9:40-10:00 Connor Song

10:00-10:30am Break

10:30-11:30am Session 2

10:30-10:50 Michael Pallante

10:50-11:10 Jonathan Jaimangal

11:10-11:30 Gabe Levine

11:30am-1:00pm Poster Presentations (Lunch)

Proma Ahmed (Topological Hydrodynamics)

Wenxuan Yu (Analog Forecasting Methods for Dynamical Systems)

Louis Pearson (Stability Theorems in Bayesian Estimation)

Danielle Enterman (Spatial-Temporal Statistics of NYC Pollution)
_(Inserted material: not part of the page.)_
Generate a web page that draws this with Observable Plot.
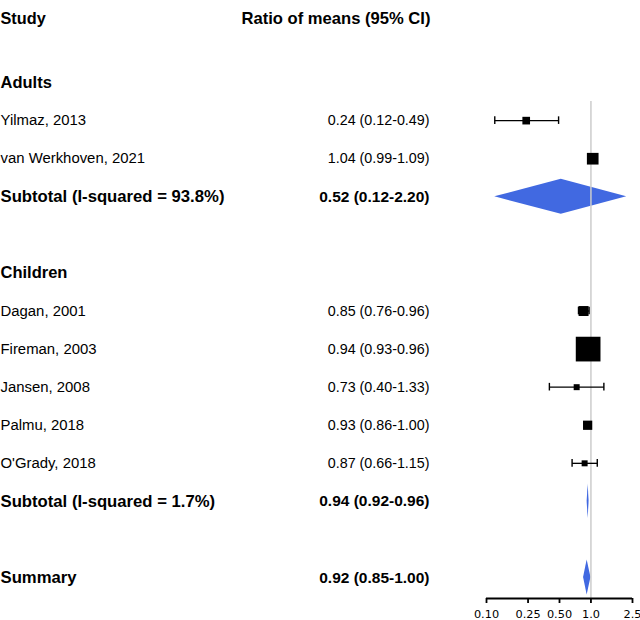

1:00-1:30pm Plenary Talk (by Thomas Mathew)

1:30-2:30pm Session 3

1:30-1:50 Luca Benga

1:50-2:10 Ross Lauterbach

2:10-2:30 Ryan Vaz

2:30-2:45pm Closing Remarks

Plenary Talk

Thomas Mathew (Tech Lead, Cisco Systems)

Title: Mixture Models and Network Threats

Abstract: Security teams managing large computer networks can face upwards of hundreds of security alerts in a day. The volume of alerts leads to alert fatigue and an inability to properly triage on alerts. Security teams would like a system that helps prioritize and rank the importance of alerts. An algorithm that segments alerts based on behavioral characteristics provides the starting point to solve the security team's dilemma. Today's talk presents one such method to segment network traffic via a multinomial mixture model. We'll go over modelling choices that led to selecting a mixture model for the data as well as an analysis of the parameter estimation required to build the model. The multinomial mixture model readily captures the count based nature of the alerts and identifies segments that represent behavioral patterns of interest. We identify six behavioral patterns that are present in all large corporate networks and represent different types of network threats (botnets, ransomware, etc).

Session 1

Austin Ho (Pure Math MA, Graduating Spring 2026)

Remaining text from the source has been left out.